Users might spend many minutes in our application, triggering actions but not doing any navigation. Is there any downside to setting idleTimeout to some very large number, like 1 hour? From what I can tell every interaction would then be captured under a single transaction, which probably also is not ideal. Maybe manual instrumentation is the way to go here, and we could create a new transaction for every GraphQL request.

rhcarvalho commented 4 years ago

Users might spend many minutes in our application, triggering actions but not doing any navigation. Is there any downside to setting idleTimeout to some very large number, like 1 hour?

Yes, there is. If a user closes a page earlier than the "idle timeout" (which means more time than the same time on a stopwatch), the transaction is lost.

With 1h idle timeout you're most likely going to miss a lot of transactions.

From what I can tell every interaction would then be captured under a single transaction, which probably also is not ideal. Maybe manual instrumentation is the way to go here, and we could create a new transaction for every GraphQL request.

From the brief description of your app, I agree that trying to fit every interaction in a single pageload/navigation transaction is not a good idea, as well as having a new transaction for each GraphQL request doesn't sound quite right, as probably that has no useful meaning to you.

Do you happen to control the backend server as well? To look at endpoint performance, it's best to instrument on the server -- instrumenting on the client adds all sorts of variability to your numbers (for example, client network latencies, etc).

My recommendation:

  1. Use automatic instrumentation on the frontend for pageload/navigation (probably with default settings or a small tweak).
  2. If possible, instrument the backend.
  3. If you have any other semantically relevant activity in the frontend that you want to measure, use manual instrumentation. For example, suppose you want to measure how long it takes for your users to click a certain button in your page -- create a manual transaction to measure that.
dhruska commented 4 years ago

This is helpful, thanks. We do control the backend and are instrumenting there as well - we copied the logic linked here to our backend implementation to instrument the backend and consume the sentry-trace header where appropriate, since we were trying to take advantage of the tracing capabilities where we could. We adapted the Express implementation to Hapi - would definitely be happy to copy our integration as a Hapi plugin in a pull request against this repo, if there is any interest.

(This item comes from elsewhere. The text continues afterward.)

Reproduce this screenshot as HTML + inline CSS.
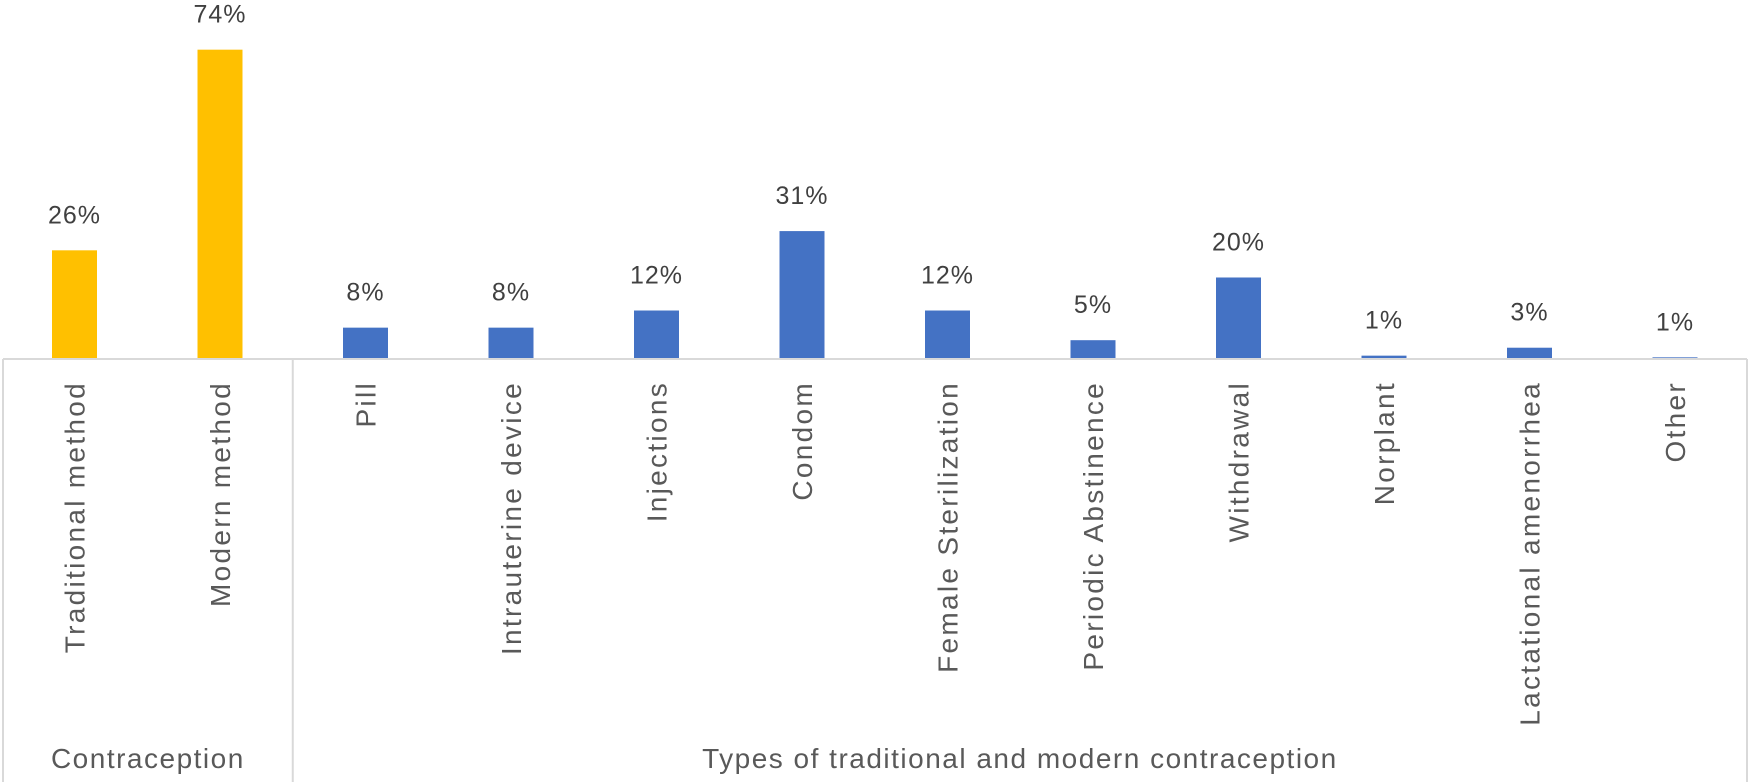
<!DOCTYPE html>
<html><head><meta charset="utf-8"><style>
html,body{margin:0;padding:0;background:#fff;}
svg{display:block;font-family:"Liberation Sans",sans-serif;}
</style></head><body>
<svg id="chart" width="1750" height="782" viewBox="0 0 1750 782" xmlns="http://www.w3.org/2000/svg"></svg>
<script>
const categories = ["Traditional method","Modern method","Pill","Intrauterine device","Injections","Condom","Female Sterilization","Periodic Abstinence","Withdrawal","Norplant","Lactational amenorrhea","Other"];
const values = [26,74,7.5,7.5,11.6,30.6,11.6,4.5,19.5,0.8,2.7,0.4];
const valueLabels = ["26%","74%","8%","8%","12%","31%","12%","5%","20%","1%","3%","1%"];
const groupNames = ["Contraception","Types of traditional and modern contraception"];
const groupSizes = [2,10];

const NS="http://www.w3.org/2000/svg";
const svg=document.getElementById('chart');
const axisY=359, pxPerUnit=4.18, x0=74.5, step=145.5, barW=45;
function xC(i){return x0+i*step;}
function yV(v){return axisY-v*pxPerUnit;}
function mk(tag,attrs,text){const e=document.createElementNS(NS,tag);for(const k in attrs)e.setAttribute(k,attrs[k]);if(text!==undefined)e.textContent=text;svg.appendChild(e);return e;}

categories.forEach((c,i)=>{
  const top=yV(values[i]);
  const r=mk('rect',{x:xC(i)-barW/2,y:top,width:barW,height:axisY-top,fill:i<2?'#FFC000':'#4472C4'});
  
  
  const t=mk('text',{x:xC(i),y:top-27,'text-anchor':'middle','font-size':25,'letter-spacing':1,fill:'#404040'},valueLabels[i]);
  
  
  const l=mk('text',{x:0,y:0,'text-anchor':'end','font-size':28,'letter-spacing':2.3,fill:'#595959',transform:'translate('+(xC(i)+10)+','+(axisY+22)+') rotate(-90)'},c);
  
  
});

const ax=mk('line',{x1:3,y1:axisY,x2:1747,y2:axisY,stroke:'#d9d9d9','stroke-width':2});


let start=0;
const bounds=[3];
groupSizes.forEach((n)=>{start+=n;bounds.push(start<categories.length?xC(start)-step/2:1747);});
bounds.forEach((bx,i)=>{
  const d=mk('line',{x1:bx,y1:axisY,x2:bx,y2:782,stroke:'#d9d9d9','stroke-width':2});
  
  
});
groupNames.forEach((g,i)=>{
  const t=mk('text',{x:(bounds[i]+bounds[i+1])/2,y:768,'text-anchor':'middle','font-size':28,'letter-spacing':1.5,fill:'#595959'},g);
  
  
});
</script>
</body></html>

Sounds like the best happy medium for us is to give a minor increase to the idleTimeout property as you described to capture all the requests on page load, and to just accept that not all requests will have the trace header, if the user interacts with the application after pageload without navigating, which is ok since we're capturing everything on the backend already - and if we determine we need more metrics we can use manual instrumentation as you described.

Really appreciate you breaking down how all of this works! Super helpful 😃

edzis commented 3 years ago

With 1h idle timeout you're most likely going to miss a lot of transactions.

I have a similar situation and am considering to use onbeforeunload to close any open transactions. Wouldn't that cover most of the potential misses with long timeouts after the last navigation?

revmischa commented 1 year ago

@dhruska could it be that Apollo is being imported/loaded before Sentry in your project? If that's the case, Apollo might be grabbing a reference to the original fetch before the Sentry SDK patches it.

I might be seeing this issue, but I'm using @sentry/next which performs some magic. I create my Apollo client in _app.tsx. How can I make sure @sentry/next is configuring BrowserTracing first?

mmahalwy commented 8 months ago

Have same problem @revmischa – any solution here?